İki taraf da ilgi gösteriyor. Son eğitime yurt dışından çok talep oldu. Mesela asperger sendromlu Kelly isimli bir öğrencimiz vardı. Bir çeşit otizm hastası yani. Onlar da otizmdeki gibi insanların duygularını anlayamıyorlar. Mesela “etekleri zil çalıyor” metaforunu anlayamıyor ve dönüp eteklerine bakıyorlar. Duyguları okuyamıyorlar. Size bakıyor, üzgünsünüz ama anlayamıyor, bunu hissedemiyor. Bu eğitim aslında asperger sendromlular ve otizmliler için çığır açabilecek nitelikte. Çünkü sadece görerek duyguları anlayabilme şansına sahipler ve bu eğitim onların dünyaya uyum sağlamasını da kolaylaştırabilecek bir şey. Bir de kumar oynayanlardan, pokercilerden yoğun bir talep geliyor. Karşıdaki oynarken blöf mü yapıyor, söylediği şey ne, işaretler ne gibi temel bir sürü noktayı öğrenmek için geliyorlar.

ÖĞRENCİLER ANLATIYOR

“Bu hem yetenek hem de lanet!”

Öğrendiklerinizin günlük yaşantınıza etkisi nasıl oldu?

Seyhan Karasu:Eleman alımlarında kullanıyorum öğrendiklerimi. İş hayatında, patronumun yüzünde görebiliyorum ya da yakın çevremde ama görmemeyi tercih ediyorum. Çok görürseniz bu sefer ilişkileriniz bozulabilir. Sınırını çok iyi tutmak gerek.

Şirin Aydıner:Bu aslında bir yetenek ama aynı zamanda bir lanet de. Çünkü eğitim bittiğinde daha o bilgiye tam olarak hakim olamıyorsunuz. Ben kendimi herkese “Hah omzu oynadı, dudağı kalktı!” diye dikkatle bakarken yakalıyordum. Sonra yavaş yavaş azaldı. Çünkü azaltmaz ve çevrene, ailene uygulamaya başlarsan o zaman lanet kısmı ortaya çıkıyor ve ilişkiler bozulabiliyor.

Karşınızdakinin yalanını yakaladığınız bir örnek var mı?

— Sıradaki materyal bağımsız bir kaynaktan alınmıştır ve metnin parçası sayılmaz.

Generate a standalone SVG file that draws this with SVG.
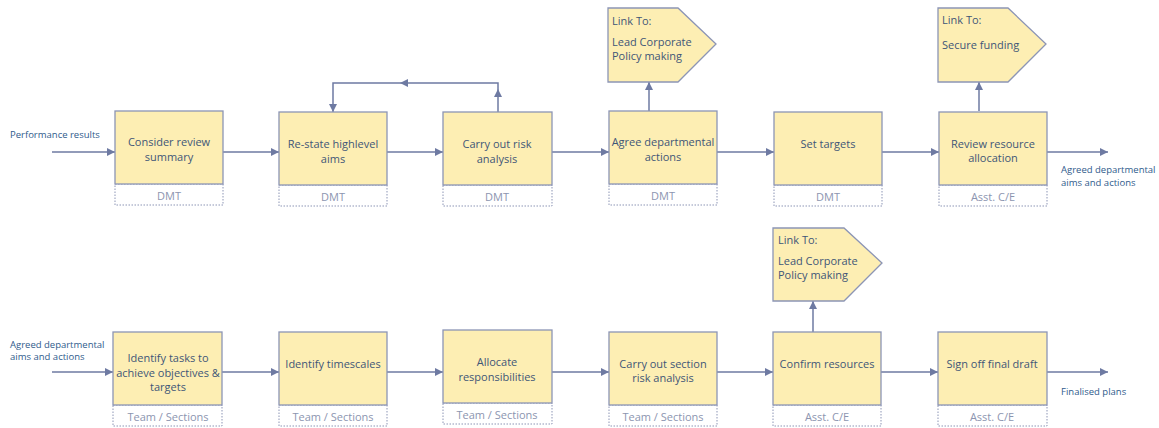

Seyhan K.:Ben bir keresinde bir adayın eski işinden neden ayrılmak istediğini sorguluyordum. “Orada kendimi geliştiremediğimi hissediyorum” diyordu. Sonra nasıl bir ekip üyesi olduğunu sordum. Bir problem olmadığını, güzel bir ekip çalışması yaptıklarını anlatıyordu ama anlattıkça
sesi yükselmeye, bazı noktalarda tizleşmeye başladı. Biraz daha üzerine gittiğimde meğer oradaki yöneticisiyle ilgili, mobbing aşamasına
gelen bir sıkıntısı varmış ve “acilen iş bulmam lazım” noktasındaymış.